» WORK INSTRUCTIONS
Reproduce the material below line by line, beginning with its first line and ending with the line that contains "ax.set_xticks([i - 0.5"; leave out pictures.

» MATERIAL PROVIDED
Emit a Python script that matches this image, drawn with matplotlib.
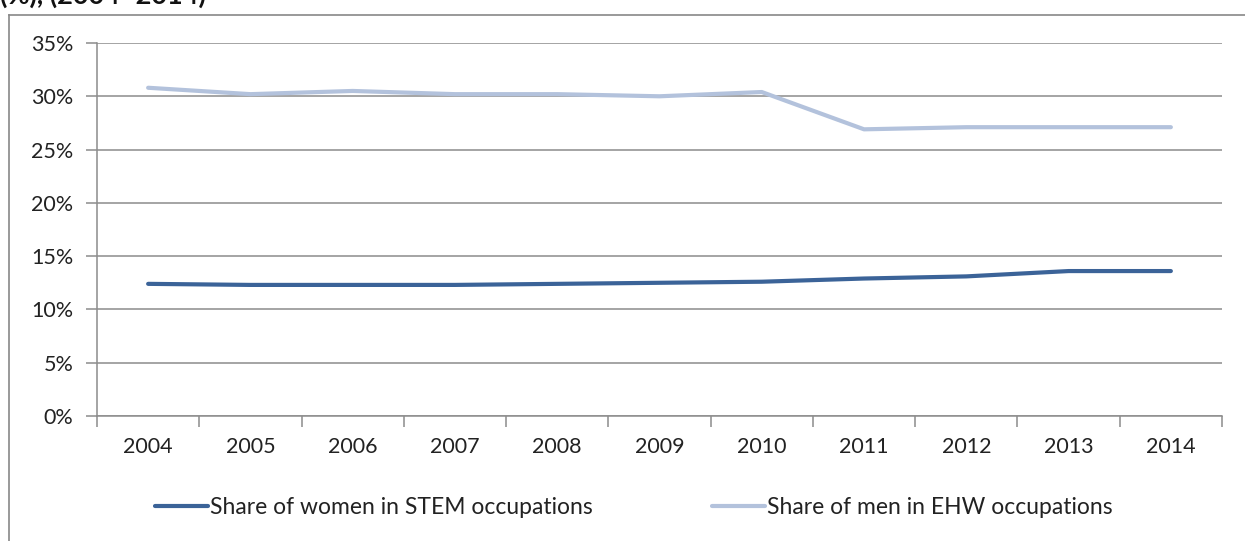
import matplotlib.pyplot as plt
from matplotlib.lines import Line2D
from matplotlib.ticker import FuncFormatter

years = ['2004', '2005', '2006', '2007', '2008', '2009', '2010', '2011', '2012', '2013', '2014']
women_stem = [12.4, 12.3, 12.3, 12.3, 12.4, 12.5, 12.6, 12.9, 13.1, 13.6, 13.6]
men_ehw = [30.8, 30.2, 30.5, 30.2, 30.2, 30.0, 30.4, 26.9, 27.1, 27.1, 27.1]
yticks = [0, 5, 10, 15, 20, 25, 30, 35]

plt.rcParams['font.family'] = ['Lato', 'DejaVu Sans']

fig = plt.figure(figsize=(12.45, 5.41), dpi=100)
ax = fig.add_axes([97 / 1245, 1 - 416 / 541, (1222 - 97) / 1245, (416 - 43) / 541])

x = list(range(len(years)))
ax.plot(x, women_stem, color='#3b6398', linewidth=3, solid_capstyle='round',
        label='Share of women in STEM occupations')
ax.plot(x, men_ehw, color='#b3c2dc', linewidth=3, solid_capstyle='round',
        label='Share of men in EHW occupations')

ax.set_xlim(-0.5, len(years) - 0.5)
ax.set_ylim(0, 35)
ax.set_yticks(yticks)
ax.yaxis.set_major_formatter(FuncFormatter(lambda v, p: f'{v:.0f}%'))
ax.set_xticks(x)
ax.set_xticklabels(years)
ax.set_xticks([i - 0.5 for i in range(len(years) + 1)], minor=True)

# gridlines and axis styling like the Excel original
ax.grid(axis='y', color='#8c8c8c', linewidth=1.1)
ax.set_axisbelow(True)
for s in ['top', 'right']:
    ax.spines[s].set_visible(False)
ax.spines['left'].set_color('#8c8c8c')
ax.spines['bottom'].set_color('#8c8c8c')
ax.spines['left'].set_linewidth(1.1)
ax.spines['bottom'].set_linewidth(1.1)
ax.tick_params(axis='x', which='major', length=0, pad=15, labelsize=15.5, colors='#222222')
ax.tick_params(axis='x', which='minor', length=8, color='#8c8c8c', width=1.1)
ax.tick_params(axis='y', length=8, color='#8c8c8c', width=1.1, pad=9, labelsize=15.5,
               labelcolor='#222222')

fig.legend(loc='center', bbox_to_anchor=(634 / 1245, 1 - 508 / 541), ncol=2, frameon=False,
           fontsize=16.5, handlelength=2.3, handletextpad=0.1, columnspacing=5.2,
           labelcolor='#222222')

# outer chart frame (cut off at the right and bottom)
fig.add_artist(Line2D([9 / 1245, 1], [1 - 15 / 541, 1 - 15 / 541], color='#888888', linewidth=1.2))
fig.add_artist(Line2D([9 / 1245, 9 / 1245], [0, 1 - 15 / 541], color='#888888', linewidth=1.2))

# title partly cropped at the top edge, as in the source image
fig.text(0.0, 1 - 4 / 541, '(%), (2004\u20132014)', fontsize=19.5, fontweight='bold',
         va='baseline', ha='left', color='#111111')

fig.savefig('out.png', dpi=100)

» RESPONSE TO THIS EXERCISE
Emit a Python script that matches this image, drawn with matplotlib.
import matplotlib.pyplot as plt
from matplotlib.lines import Line2D
from matplotlib.ticker import FuncFormatter

years = ['2004', '2005', '2006', '2007', '2008', '2009', '2010', '2011', '2012', '2013', '2014']
women_stem = [12.4, 12.3, 12.3, 12.3, 12.4, 12.5, 12.6, 12.9, 13.1, 13.6, 13.6]
men_ehw = [30.8, 30.2, 30.5, 30.2, 30.2, 30.0, 30.4, 26.9, 27.1, 27.1, 27.1]
yticks = [0, 5, 10, 15, 20, 25, 30, 35]

plt.rcParams['font.family'] = ['Lato', 'DejaVu Sans']

fig = plt.figure(figsize=(12.45, 5.41), dpi=100)
ax = fig.add_axes([97 / 1245, 1 - 416 / 541, (1222 - 97) / 1245, (416 - 43) / 541])

x = list(range(len(years)))
ax.plot(x, women_stem, color='#3b6398', linewidth=3, solid_capstyle='round',
        label='Share of women in STEM occupations')
ax.plot(x, men_ehw, color='#b3c2dc', linewidth=3, solid_capstyle='round',
        label='Share of men in EHW occupations')

ax.set_xlim(-0.5, len(years) - 0.5)
ax.set_ylim(0, 35)
ax.set_yticks(yticks)
ax.yaxis.set_major_formatter(FuncFormatter(lambda v, p: f'{v:.0f}%'))
ax.set_xticks(x)
ax.set_xticklabels(years)
ax.set_xticks([i - 0.5 for i in range(len(years) + 1)], minor=True)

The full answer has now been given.